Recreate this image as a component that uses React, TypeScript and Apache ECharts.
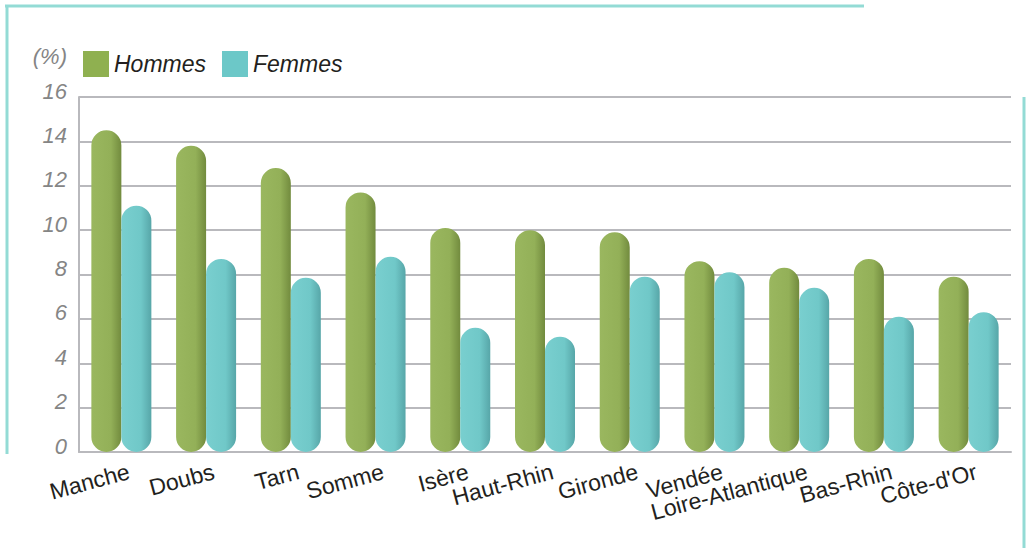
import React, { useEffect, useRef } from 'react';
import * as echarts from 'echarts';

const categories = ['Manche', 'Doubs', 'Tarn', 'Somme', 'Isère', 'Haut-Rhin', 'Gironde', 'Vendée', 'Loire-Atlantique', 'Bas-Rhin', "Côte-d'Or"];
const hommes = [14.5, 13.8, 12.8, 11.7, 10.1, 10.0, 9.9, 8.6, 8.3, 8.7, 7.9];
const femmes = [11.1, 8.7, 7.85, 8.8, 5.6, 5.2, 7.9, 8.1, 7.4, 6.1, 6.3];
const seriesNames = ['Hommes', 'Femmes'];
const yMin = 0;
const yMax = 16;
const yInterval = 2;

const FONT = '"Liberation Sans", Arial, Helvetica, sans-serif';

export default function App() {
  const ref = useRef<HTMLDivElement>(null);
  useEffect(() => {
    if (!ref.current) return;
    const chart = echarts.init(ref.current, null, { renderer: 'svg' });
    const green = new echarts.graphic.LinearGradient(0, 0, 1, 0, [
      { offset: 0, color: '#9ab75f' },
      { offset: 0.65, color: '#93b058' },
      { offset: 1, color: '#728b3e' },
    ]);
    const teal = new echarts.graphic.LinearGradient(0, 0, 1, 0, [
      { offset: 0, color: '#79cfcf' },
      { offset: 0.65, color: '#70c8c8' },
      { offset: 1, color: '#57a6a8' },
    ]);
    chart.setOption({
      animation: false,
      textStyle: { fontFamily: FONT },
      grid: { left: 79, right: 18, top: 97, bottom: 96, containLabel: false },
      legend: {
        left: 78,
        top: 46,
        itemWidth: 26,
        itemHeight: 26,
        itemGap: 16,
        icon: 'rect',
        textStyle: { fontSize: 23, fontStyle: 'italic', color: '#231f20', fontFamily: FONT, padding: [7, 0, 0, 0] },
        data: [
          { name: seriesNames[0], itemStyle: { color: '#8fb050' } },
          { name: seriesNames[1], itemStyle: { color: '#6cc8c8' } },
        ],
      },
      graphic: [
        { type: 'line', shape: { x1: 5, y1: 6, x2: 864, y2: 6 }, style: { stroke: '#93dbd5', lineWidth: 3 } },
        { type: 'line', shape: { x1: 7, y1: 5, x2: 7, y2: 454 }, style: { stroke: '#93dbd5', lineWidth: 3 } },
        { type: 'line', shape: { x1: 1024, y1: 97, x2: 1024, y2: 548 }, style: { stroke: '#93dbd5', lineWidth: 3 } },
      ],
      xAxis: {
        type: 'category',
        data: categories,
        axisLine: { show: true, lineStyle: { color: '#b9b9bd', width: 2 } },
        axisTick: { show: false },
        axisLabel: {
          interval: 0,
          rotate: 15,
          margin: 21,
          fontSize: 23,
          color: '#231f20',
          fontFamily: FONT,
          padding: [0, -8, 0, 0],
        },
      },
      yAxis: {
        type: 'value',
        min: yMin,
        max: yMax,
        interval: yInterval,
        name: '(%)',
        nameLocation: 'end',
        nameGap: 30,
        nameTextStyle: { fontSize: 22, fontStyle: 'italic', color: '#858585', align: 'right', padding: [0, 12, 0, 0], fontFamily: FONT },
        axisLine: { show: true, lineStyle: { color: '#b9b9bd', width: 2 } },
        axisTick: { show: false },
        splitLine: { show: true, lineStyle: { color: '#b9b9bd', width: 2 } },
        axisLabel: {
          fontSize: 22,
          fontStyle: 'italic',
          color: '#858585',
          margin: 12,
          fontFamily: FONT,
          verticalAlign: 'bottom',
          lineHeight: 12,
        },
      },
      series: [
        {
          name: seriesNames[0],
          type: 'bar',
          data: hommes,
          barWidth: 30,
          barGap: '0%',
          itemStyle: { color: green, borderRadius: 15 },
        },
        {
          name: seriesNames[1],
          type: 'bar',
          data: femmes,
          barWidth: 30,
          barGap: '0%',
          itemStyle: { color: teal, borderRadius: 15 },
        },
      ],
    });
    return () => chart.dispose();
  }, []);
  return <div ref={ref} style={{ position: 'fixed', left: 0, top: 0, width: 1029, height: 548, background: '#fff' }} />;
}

> [Set exercise]:
Write out the lines from the start of the material to the line with "Arial, Helvetica, sans-serif';", inclusive and exactly. Skip the pictures.

> [Response]:
Recreate this image as a component that uses React, TypeScript and Apache ECharts.
import React, { useEffect, useRef } from 'react';
import * as echarts from 'echarts';

const categories = ['Manche', 'Doubs', 'Tarn', 'Somme', 'Isère', 'Haut-Rhin', 'Gironde', 'Vendée', 'Loire-Atlantique', 'Bas-Rhin', "Côte-d'Or"];
const hommes = [14.5, 13.8, 12.8, 11.7, 10.1, 10.0, 9.9, 8.6, 8.3, 8.7, 7.9];
const femmes = [11.1, 8.7, 7.85, 8.8, 5.6, 5.2, 7.9, 8.1, 7.4, 6.1, 6.3];
const seriesNames = ['Hommes', 'Femmes'];
const yMin = 0;
const yMax = 16;
const yInterval = 2;

const FONT = '"Liberation Sans", Arial, Helvetica, sans-serif';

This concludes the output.